Wednesday, July 28, 2010

Cold Snap: In place of an introduction

I am at a bit of a loss for words right now... so I'm just going to go ahead and say it: The night I heard the news about my Grandmother's death, I started re-reading Cold Snap. I hope this doesn't strike you as too morbid. It wasn't like that.

I just needed to hear somebody else talk about her and her way of living... but do it with kindness and humor and compassion. I was lucky to have just the thing.

I love Cold Snap for so many reasons... but, mostly, I love it because it takes a close look at people who are often left unnoticed.

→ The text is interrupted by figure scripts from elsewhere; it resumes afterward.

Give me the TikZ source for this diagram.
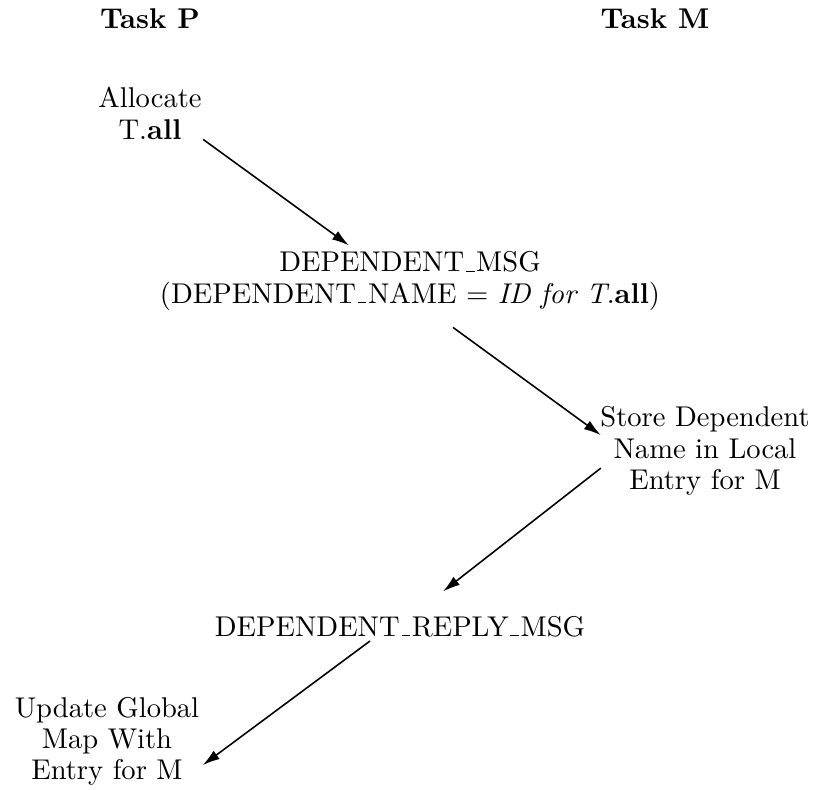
\documentclass[tikz,border=0pt]{standalone}
\usetikzlibrary{calc,arrows.meta}
% centred block of lines whose baseline is that of its first line
\newcommand\textrows[1]{\begin{tabular}[t]{@{}c@{}}#1\end{tabular}}
% short underscore rule sitting on the baseline
\newcommand\uscore{\leavevmode\kern.06em\vbox{\hrule height .5pt width .3em}\kern.06em}
\begin{document}
\begin{tikzpicture}[x=0.35pt,y=-0.35pt,
  lbl/.style={anchor=base,inner sep=0pt,font=\fontsize{10}{11}\selectfont},
  hdr/.style={lbl,font=\fontsize{10}{11}\selectfont\bfseries},
  msg/.style={-{Latex[length=6pt,width=3.6pt]},line width=0.55pt}]
\useasboundingbox (0,0) rectangle (815,790);

% column headings
\node[hdr] (taskP) at (150,29) {\textrows{Task P}};
\node[hdr] (taskM) at (655,29) {\textrows{Task M}};

% steps and messages
\node[lbl] (alloc)  at (150,108) {\textrows{Allocate\\T.\textbf{all}}};
\node[lbl] (dmsg)   at (410,272) {\textrows{DEPENDENT\uscore MSG\\(DEPENDENT\uscore NAME = \textit{ID for T}.\textbf{all})}};
\node[lbl] (store)  at (705,427) {\textrows{Store Dependent\\Name in Local\\Entry for M}};
\node[lbl] (reply)  at (400,636) {\textrows{DEPENDENT\uscore REPLY\uscore MSG}};
\node[lbl] (update) at (107,717) {\textrows{Update Global\\Map With\\Entry for M}};

% message flow
\draw[msg] ($(alloc.east)+(1,22)$)    -- ($(dmsg.north)+(-61,-4)$);
\draw[msg] ($(dmsg.south)+(43,14)$)   -- ($(store.west)+(1,-17)$);
\draw[msg] ($(store.west)+(1,16)$)    -- ($(reply.north)+(43,-22)$);
\draw[msg] ($(reply.south)+(-30,-5)$) -- ($(update.east)+(3,23)$);
\end{tikzpicture}
\end{document}
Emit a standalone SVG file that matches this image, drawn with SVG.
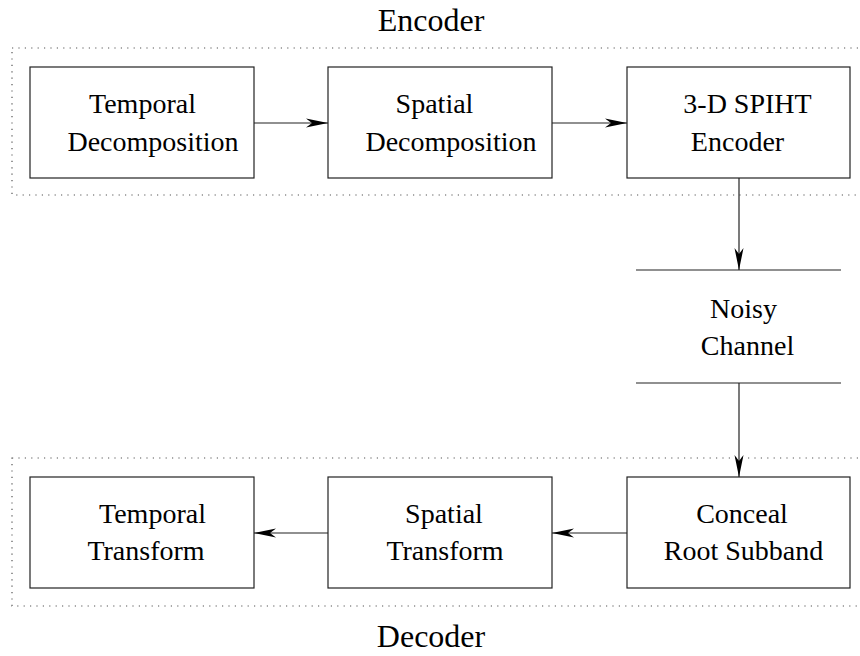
<svg xmlns="http://www.w3.org/2000/svg" width="860" height="656" viewBox="0 0 860 656">
<style>
text{font-family:"Liberation Serif","Times New Roman",serif;font-size:28px;fill:#000;text-anchor:middle}
.title{font-size:32px}
.box{fill:none;stroke:#222;stroke-width:1.2}
.grp{fill:none;stroke:#555;stroke-width:1.2;stroke-dasharray:1.2 5.2}
.ln{fill:none;stroke:#222;stroke-width:1.2}
.ar{fill:none;stroke:#222;stroke-width:1.2;marker-end:url(#ah)}
</style>
<defs>
<marker id="ah" viewBox="0 0 22 10" refX="22" refY="5" markerWidth="22" markerHeight="10" markerUnits="userSpaceOnUse" orient="auto">
<path d="M0,0.5 L22,5 L0,9.5 L6,5 Z" fill="#000"/>
</marker>
</defs>
<g id="encoder-group">
<rect class="grp" x="12" y="48" width="870" height="147"/>
<text class="title" x="431" y="31">Encoder</text>
</g>
<g id="decoder-group">
<rect class="grp" x="12" y="458" width="870" height="148"/>
<text class="title" x="431" y="647">Decoder</text>
</g>
<g id="temporal-decomposition">
<rect class="box" x="30" y="67" width="224" height="111"/>
<text x="142.5" y="113">Temporal</text>
<text x="153" y="151">Decomposition</text>
</g>
<g id="spatial-decomposition">
<rect class="box" x="328" y="67" width="224" height="111"/>
<text x="434.5" y="113">Spatial</text>
<text x="451" y="151">Decomposition</text>
</g>
<g id="spiht-encoder">
<rect class="box" x="627" y="67" width="223" height="111"/>
<text x="747.5" y="113">3-D SPIHT</text>
<text x="737.5" y="151">Encoder</text>
</g>
<g id="noisy-channel">
<line class="ln" x1="636" y1="270" x2="841" y2="270"/>
<line class="ln" x1="636" y1="383" x2="841" y2="383"/>
<text x="743.5" y="318">Noisy</text>
<text x="747.5" y="355">Channel</text>
</g>
<g id="temporal-transform">
<rect class="box" x="30" y="477" width="224" height="111"/>
<text x="152.5" y="523">Temporal</text>
<text x="146" y="560">Transform</text>
</g>
<g id="spatial-transform">
<rect class="box" x="328" y="477" width="224" height="111"/>
<text x="444" y="523">Spatial</text>
<text x="445" y="560">Transform</text>
</g>
<g id="conceal-root-subband">
<rect class="box" x="627" y="477" width="223" height="111"/>
<text x="742" y="523">Conceal</text>
<text x="743.5" y="560">Root Subband</text>
</g>
<g id="connectors">
<line class="ar" x1="254" y1="123" x2="328" y2="123"/>
<line class="ar" x1="552" y1="123" x2="627" y2="123"/>
<line class="ar" x1="739" y1="178" x2="739" y2="270"/>
<line class="ar" x1="739" y1="383" x2="739" y2="477"/>
<line class="ar" x1="627" y1="533" x2="552" y2="533"/>
<line class="ar" x1="328" y1="533" x2="254" y2="533"/>
</g>
</svg>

- Simple women: kind and smart but not especially daring nor willing to draw attention to themselves
- Women who could rule the world, really, but due to various circumstances find themselves living small lives. Meaningful, but small.
- Men who simply don't know any better.

That's the kind of people that my Grandma's world was populated with and she navigated it with so much grace and humor. Never pretending it was better than it was nor fretting over how bad it could get. She was just so content with her life, always able to look past the sweat and tears and see the humor underneath it all.

Did you find the residents of Old Mountain as compelling as I did?
Did you find them sweet, charming, brave in their small-town ways?
Did you find them pathetic?

I am very curious to hear what you guys thought about the book and, PLEASE, don't be creeped out by my oh-so-personal introduction. Just let me know what you thought. In the meantime, I will be working on some questions to the author. Cynthia Phoel has kindly accepted to humor us and discuss her debut novel with our bookclub. Hooray!

P.S. If you have a blog, please write a review of Cold Snap and publish it on your site. Then send me a note to let me know so that I can let people know about it! Let's try to get as many people involved as we can! Please help me spread the word.

9 comments:

  1. Petya,

    Please accept my dearest condolences. Your grandma must have been an extraordinary woman. Remembering and celebrating her life in all the special ways she influenced you shows your deep love and respect for her. May she rest in piece.

    I finished Cold Snap a few days ago and am thoroughly excited that it will be discussed here and that the author will participate as well. Great idea for the book club, great first choice of book! Also, thank you for organizing the sweepstakes and giving out two copies, one of which came to me.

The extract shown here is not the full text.